RNA experiments leap to front in vaccine race
In the global race to beat back the coronavirus pandemic, scientists in Britain, Germany, China and the United States are pushing to develop, and possibly manufacture, millions of doses of vaccine in a completely new way.
This promising – but unproven – new generation of vaccine technologies is based on deploying a tiny snip of genetic code called messenger RNA to trigger the immune system. It has never before been approved for use.
But almost overnight, these cuttingedge RNA vaccine efforts have leaped forward as top candidates to fight covid19. Some developers plan to have tens of millions of doses ready by the end of the year.
Elegant in theory, efficacious in the laboratory but untested in the real world, the possible RNA vaccines are especially attractive because they might be cheaper, easier and faster to manufacture on a massive scale – at least one team boasts it could partner with producers in developing countries to provide millions of vials for as little as US$5 a pop.
More than 150 possible vaccines are now being developed by multinational pharmaceutical companies, academic groups and government laboratories around the world, many using traditional protocols used to make flu and other vaccines for decades.
At least 17 teams are now testing their potential vaccines in humans – and at least five of these are betting on RNA vaccines.
The RNA group has been among the first out of the gate because they can be rapidly designed on computers, using just the genetic sequence of the coronavirus that was shared online in early January.
The stakes, and risks, are enormous. ‘‘This is the greatest science experiment in vaccinology that’s ever been done,’’ said Andrew Ward, a structural biologist at the Scripps Research Institutein La Jolla, Calif. ‘‘It’s literally testing all the different technologies, and it’s going to be cool to see how this all shakes out.’’
The RNA vaccines under study come from a small laboratory at Imperial College London, from the People’s Liberation Army Academy of Military Sciences in China, from three large pharmaceutical companies – Pfizer, Moderna and CureVac – and their partners.
They’re competing alongside groups pursing a slew of other methods, including the use of inactivated or killed virus or bits of the virus – a traditional strategy used against seasonal flu and other pathogens.

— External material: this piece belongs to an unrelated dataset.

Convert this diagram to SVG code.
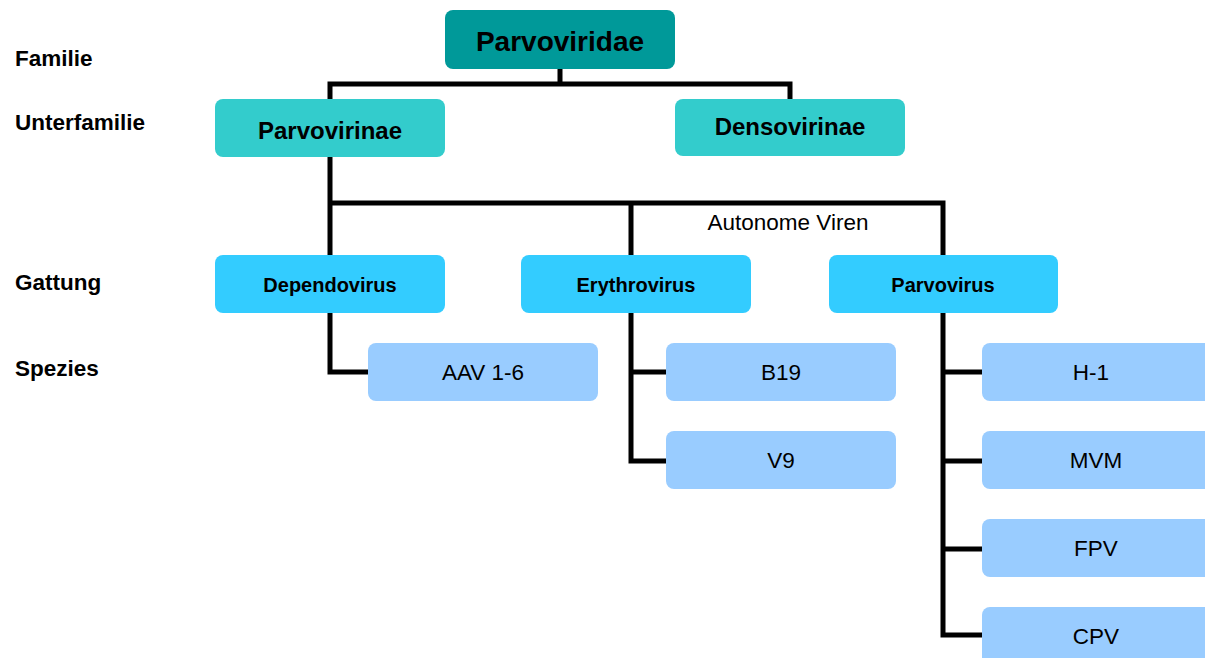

Among the first to begin human trials is a self-amplifying RNA vaccine developed by the British professor Robin Shattock, 57.
Within days of the virus emerging in Wuhan, China, and the genetic sequence of the coronavirus being published, Shattock and his small team at Imperial College London went to work.
In the past week, at an anonymous clinic in west London that cannot be named for security reasons, the first nine volunteers got a jab from the Imperial College vaccine.
‘‘They seem to have responded well,’’ Shattock said.
Another 300 volunteers will receive the dose over the summer. Imperial College hopes to launch a 6,000-person trial in October.